De Chinese filosoof Mozi (479-381 v. Chr.) bepleit dat de politiek, dus de vorst en de staat goed rekening houden met de materiële belangen van het volk. Tevens spreekt hij zich uit tegen de verkwistende leefwijze van de adel. Zijn pleidooi vraagt om respect voor allen.
Mozi vindt dat je in de politiek het denken van de ander tot uitgangspunt moet nemen. Je zou kunnen zeggen dat hij onder vrijheid verstaat dat het een voorrecht is rekening met de anderen te mogen houden. Mozi zegt: ‘Als men het land van anderen zou beschouwen als het eigen land, wie zou dan nog opstaan om het land van anderen aan te vallen?’ Een variant op de bekende gulden regel van de ethiek. Zo kan de vrede worden bewaard.
Onder de oude Chinese filosofen bestaan natuurlijk verschillen. Maar er zijn ook lijnen van denken die we steeds weer zien. Ook Confucius (552-479 v. Chr.) ziet als taak van de overheid het volk te dienen. En de taoïst Laozi (ca. 300 v. Chr.) vindt de beste heerser iemand waar het volk heel weinig van merkt, omdat hij op de achtergrond de harmonie bewaart.

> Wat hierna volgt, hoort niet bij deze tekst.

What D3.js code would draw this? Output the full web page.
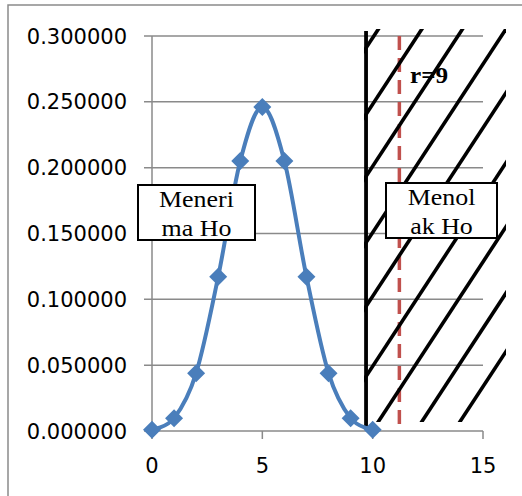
<!DOCTYPE html>
<html>
<head>
<meta charset="utf-8">
<script src="https://cdn.jsdelivr.net/npm/d3@7/dist/d3.min.js"></script>
<style>
  html, body { margin: 0; padding: 0; background: #fff; }
  svg { display: block; }
</style>
</head>
<body>
<script>
// ---- data ----
const xValues = [0, 1, 2, 3, 4, 5, 6, 7, 8, 9, 10];
const probabilities = [0.000977, 0.009766, 0.043945, 0.117188, 0.205078, 0.246094,
                       0.205078, 0.117188, 0.043945, 0.009766, 0.000977];
const xTicks = [0, 5, 10, 15];
const yTicks = [0, 0.05, 0.10, 0.15, 0.20, 0.25, 0.30];

// annotation shapes (data units)
const rejectBoundary = 9.70;          // solid black vertical line
const criticalLine = 11.21;           // red dashed line (r=9)
const hatchIntercepts = [-1.67, 0.30, 2.14, 4.11, 6.00, 8.08, 9.98, 11.95, 13.68]; // x at y=0
const acceptLines = ["Meneri", "ma Ho"];
const rejectLines = ["Menol", "ak Ho"];
const rLabel = "r=9";

// ---- layout ----
const W = 522, H = 496;
const svg = d3.select("body").append("svg").attr("width", W).attr("height", H);

const x = d3.scaleLinear().domain([0, 15]).range([152, 483]);
const y = d3.scaleLinear().domain([0, 0.3]).range([431, 36]);

const gridColor = "#8a8a8a";

// chart border
svg.append("rect").attr("x", 8).attr("y", 5).attr("width", 620).attr("height", 620)
  .attr("fill", "none").attr("stroke", gridColor).attr("stroke-width", 1.5);

// gridlines
svg.append("g").selectAll("line").data(yTicks).join("line")
  .attr("x1", x(0) - 8).attr("x2", x(15))
  .attr("y1", d => y(d)).attr("y2", d => y(d))
  .attr("stroke", gridColor).attr("stroke-width", 1.5);

// y axis line
svg.append("line").attr("x1", x(0)).attr("x2", x(0)).attr("y1", y(0.3)).attr("y2", y(0))
  .attr("stroke", gridColor).attr("stroke-width", 1.5);

// x axis ticks
svg.append("g").selectAll("line").data(xTicks).join("line")
  .attr("x1", d => x(d)).attr("x2", d => x(d)).attr("y1", y(0)).attr("y2", y(0) + 8)
  .attr("stroke", gridColor).attr("stroke-width", 1.5);

// tick labels
const fmt = d3.format(".6f");
svg.append("g").selectAll("text").data(yTicks).join("text")
  .attr("x", 127).attr("y", d => y(d) + 7.5)
  .attr("text-anchor", "end")
  .attr("font-family", "DejaVu Sans").attr("font-size", 21).attr("fill", "#000")
  .text(d => fmt(d));

svg.append("g").selectAll("text").data(xTicks).join("text")
  .attr("x", d => x(d)).attr("y", 473)
  .attr("text-anchor", "middle")
  .attr("font-family", "DejaVu Sans").attr("font-size", 21).attr("fill", "#000")
  .text(d => d);

// red dashed critical line
svg.append("line")
  .attr("x1", x(criticalLine)).attr("x2", x(criticalLine))
  .attr("y1", y(0.3)).attr("y2", y(0))
  .attr("stroke", "#c0504d").attr("stroke-width", 3.5)
  .attr("stroke-dasharray", "14,8");

// hatch lines
const clip = svg.append("defs").append("clipPath").attr("id", "hatchClip");
clip.append("rect").attr("x", x(rejectBoundary) - 2).attr("y", 29)
  .attr("width", 506 - x(rejectBoundary) + 2).attr("height", 422 - 29);
const slope = 0.655; // px of x per px of y
const yTopPx = 20, yBotPx = y(0);
svg.append("g").attr("clip-path", "url(#hatchClip)")
  .selectAll("line").data(hatchIntercepts).join("line")
  .attr("x1", d => x(d)).attr("y1", yBotPx)
  .attr("x2", d => x(d) + slope * (yBotPx - yTopPx)).attr("y2", yTopPx)
  .attr("stroke", "#000").attr("stroke-width", 3.6);

// vertical reject boundary
svg.append("line")
  .attr("x1", x(rejectBoundary)).attr("x2", x(rejectBoundary))
  .attr("y1", 31).attr("y2", 428)
  .attr("stroke", "#000").attr("stroke-width", 3.8);

// series
const pts = xValues.map((v, i) => [v, probabilities[i]]);
const line = d3.line().x(d => x(d[0])).y(d => y(d[1])).curve(d3.curveCardinal.tension(0));
svg.append("path").datum(pts).attr("d", line)
  .attr("fill", "none").attr("stroke", "#4a7ebb").attr("stroke-width", 4)
  .attr("stroke-linejoin", "round");
const r = 9;
svg.append("g").selectAll("path").data(pts).join("path")
  .attr("d", `M0,${-r}L${r},0L0,${r}L${-r},0Z`)
  .attr("transform", d => `translate(${x(d[0])},${y(d[1])})`)
  .attr("fill", "#4a7ebb");

// text boxes
function stretchText(sel, k) {
  sel.each(function () {
    const len = this.getComputedTextLength();
    d3.select(this).attr("textLength", len * k).attr("lengthAdjust", "spacingAndGlyphs");
  });
}
function textBox(x0, y0, w, h, lines) {
  svg.append("rect").attr("x", x0).attr("y", y0).attr("width", w).attr("height", h)
    .attr("fill", "#fff").attr("stroke", "#000").attr("stroke-width", 2);
  const t = svg.append("g").selectAll("text").data(lines).join("text")
    .attr("x", x0 + w / 2).attr("y", (d, i) => y0 + 22 + i * 28.5)
    .attr("text-anchor", "middle")
    .attr("font-family", "Liberation Serif").attr("font-size", 24).attr("fill", "#000")
    .text(d => d);
  stretchText(t, 1.08);
}
textBox(138, 185, 117, 55, acceptLines);
textBox(386, 183, 111, 55, rejectLines);

const rt = svg.append("text").attr("x", 410).attr("y", 82.5)
  .attr("font-family", "Liberation Serif").attr("font-weight", "bold")
  .attr("font-size", 24).attr("fill", "#000").text(rLabel);
stretchText(rt, 1.05);
</script>
</body>
</html>
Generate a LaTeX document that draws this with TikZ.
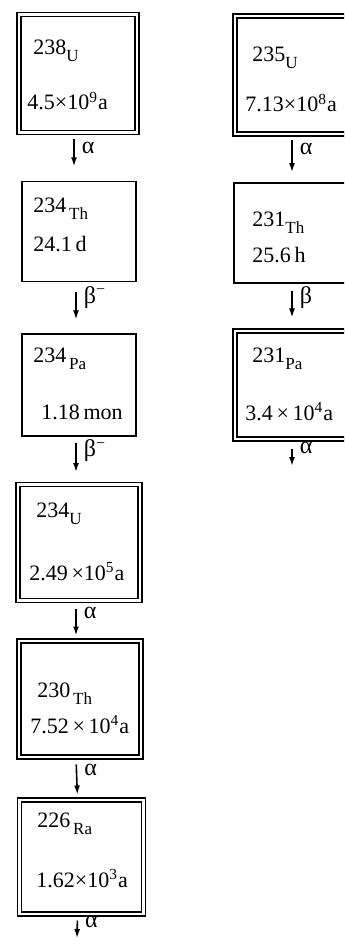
\documentclass[tikz,border=0pt]{standalone}
\usepackage{fontspec}
\setmainfont{Liberation Serif}
\usetikzlibrary{arrows.meta}
\newcommand{\nuc}[2]{#1\raisebox{-3.5pt}{\fontsize{8.5}{10}\selectfont #2}}
\tikzset{
  nucbox/.style={draw,line width=0.7pt,inner sep=0pt},
  nucdbl/.style={nucbox,double,double distance=1.4pt},
  nuctext/.style={anchor=base west,inner sep=0pt,font=\fontsize{11}{13}\selectfont},
  decay/.style={-{Latex[length=4.5pt,width=3pt]},line width=0.8pt},
  decaylab/.style={right=3.5pt,pos=0.3,inner sep=0pt,font=\fontsize{12}{14}\selectfont}
}

\begin{document}
\begin{tikzpicture}[x=0.5pt,y=-0.5pt]
  \clip (0,0) rectangle (344,940);
  % uranium-238 series
  \node[nucdbl,minimum width=59pt,minimum height=59pt] (u238) at (78,73.5) {};
  \node[nuctext] (u238n) at (33,55) {\nuc{238}{U}};
  \node[nuctext] (u238t) at (27,110) {4.5×10\textsuperscript{9}a};

  \node[nucbox,minimum width=57pt,minimum height=50pt] (th234) at (79,231.5) {};
  \node[nuctext] (th234n) at (33,213) {\nuc{234}{\,Th}};
  \node[nuctext] (th234t) at (33,252) {24.1\,d};

  \node[nucbox,minimum width=57pt,minimum height=51pt] (pa234) at (79,385) {};
  \node[nuctext] (pa234n) at (33,363) {\nuc{234}{\,Pa}};
  \node[nuctext] (pa234t) at (41,419) {1.18\,mon};

  \node[nucdbl,minimum width=61pt,minimum height=58pt] (u234) at (79,542.5) {};
  \node[nuctext] (u234n) at (36,517) {\nuc{234}{U}};
  \node[nuctext] (u234t) at (29,580) {2.49\,×10\textsuperscript{5}a};

  \node[nucdbl,minimum width=61pt,minimum height=58pt] (th230) at (80,699) {};
  \node[nuctext] (th230n) at (37,697) {\nuc{230}{\,Th}};
  \node[nuctext] (th230t) at (30,733) {7.52\,×\,10\textsuperscript{4}a};

  \node[nucdbl,minimum width=62pt,minimum height=57pt] (ra226) at (81.5,857) {};
  \node[nuctext] (ra226n) at (37,827) {\nuc{226}{\,Ra}};
  \node[nuctext] (ra226t) at (36,887) {1.62×10\textsuperscript{3}a};
  \coordinate (ra226end) at (77,938);

  % uranium-235 series
  \node[nucdbl,minimum width=59pt,minimum height=59pt] (u235) at (294,75) {};
  \node[nuctext] (u235n) at (252,62) {\nuc{235}{U}};
  \node[nuctext] (u235t) at (245,112) {7.13×10\textsuperscript{8}a};

  \node[nucbox,minimum width=57pt,minimum height=50pt] (th231) at (291,233) {};
  \node[nuctext] (th231n) at (252,227) {\nuc{231}{Th}};
  \node[nuctext] (th231t) at (252,263) {25.6\,h};

  \node[nucdbl,minimum width=59pt,minimum height=54pt] (pa231) at (294,385) {};
  \node[nuctext] (pa231n) at (252,363) {\nuc{231}{Pa}};
  \node[nuctext] (pa231t) at (245,420) {3.4\,×\,10\textsuperscript{4}a};
  \coordinate (pa231end) at (292,466);

  % decays
  \draw[decay,shorten <=2.9pt,shorten >=7.2pt] ([xshift=-2pt]u238.south) -- node[decaylab] (d1) {α} ([xshift=-2.5pt]th234.north);
  \draw[decay,shorten <=4.9pt,shorten >=6.9pt] ([xshift=-1.5pt]th234.south) -- node[decaylab] (d2) {β\textsuperscript{−}} ([xshift=-1.5pt]pa234.north);
  \draw[decay,shorten <=2.9pt,shorten >=5.9pt] ([xshift=-1.5pt]pa234.south) -- node[decaylab] (d3) {β\textsuperscript{−}} ([xshift=-1.5pt]u234.north);
  \draw[decay,shorten <=3.9pt,shorten >=2.4pt] ([xshift=-1.5pt]u234.south) -- node[decaylab] (d4) {α} ([xshift=-2pt]th230.north);
  \draw[decay,shorten <=3.4pt,shorten >=2.4pt] ([xshift=-2pt]th230.south) -- node[decaylab] (d5) {α} ([xshift=-2pt]ra226.north);
  \draw[decay,shorten <=2.9pt] ([xshift=-2pt]ra226.south) -- node[decaylab] (d6) {α} (ra226end);
  \draw[decay,shorten <=2.9pt,shorten >=5.1pt] ([xshift=-1pt]u235.south) -- node[decaylab] (d7) {α} ([xshift=0.5pt]th231.north);
  \draw[decay,shorten <=3.6pt,shorten >=6.4pt] ([xshift=0.5pt]th231.south) -- node[decaylab] (d8) {β} ([xshift=-1pt]pa231.north);
  \draw[decay,shorten <=4.4pt] ([xshift=-1pt]pa231.south) -- node[decaylab] (d9) {α} (pa231end);
\end{tikzpicture}
\end{document}
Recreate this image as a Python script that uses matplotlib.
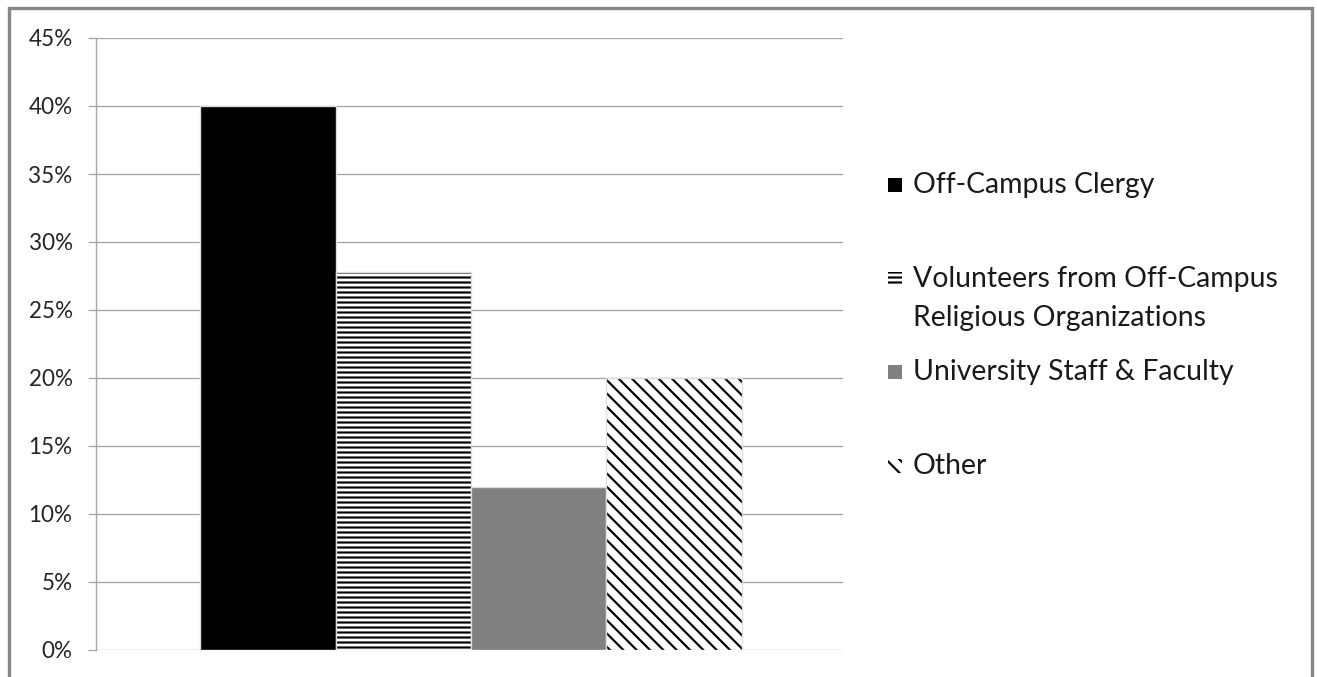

De Chinese filosofen wijzen op de kosmische en sociale orde die er is en die moet worden bewaakt. Ceremonies en juist gedrag weerspiegelen en koesteren de orde. Mooi vind ik de genoemde taoïstische gedachte van een overheidstaak vanuit de stille achtergrond. Kennelijk wordt verondersteld dat die stille kracht op de achtergrond heel effectief kan werken en zo de harmonie werkelijk wordt bewaard en de belangen van het volk worden gediend.
In de huidige westerse crisis is het andersom. We horen talloze meningen, veel gekwetter. Maar de regeringen, economen, banken en bedrijven weten de crisis niet te bezweren. Veel gepraat en weinig wol. Waarom wil men eigenlijk zo onmachtig op de voorgrond staan?
Bronnen: bij deze ietwat vrije interpretatie en associatie heb ik gebruik gemaakt van K. van der Leeuw, ‘Het Chinese denken, Geschiedenis van de Chinese filosofie in hoofdlijnen’, (Boom, 1994) en J. Bor en K. van der Leeuw, ‘25 eeuwen oosterse filosofie, Teksten, toelichtingen’, (Boom, 2003). Als inleiding op het Chinese denken zijn beide boeken aan te raden. De hierboven genoemde namen en ideeën vind je er makkelijk in terug.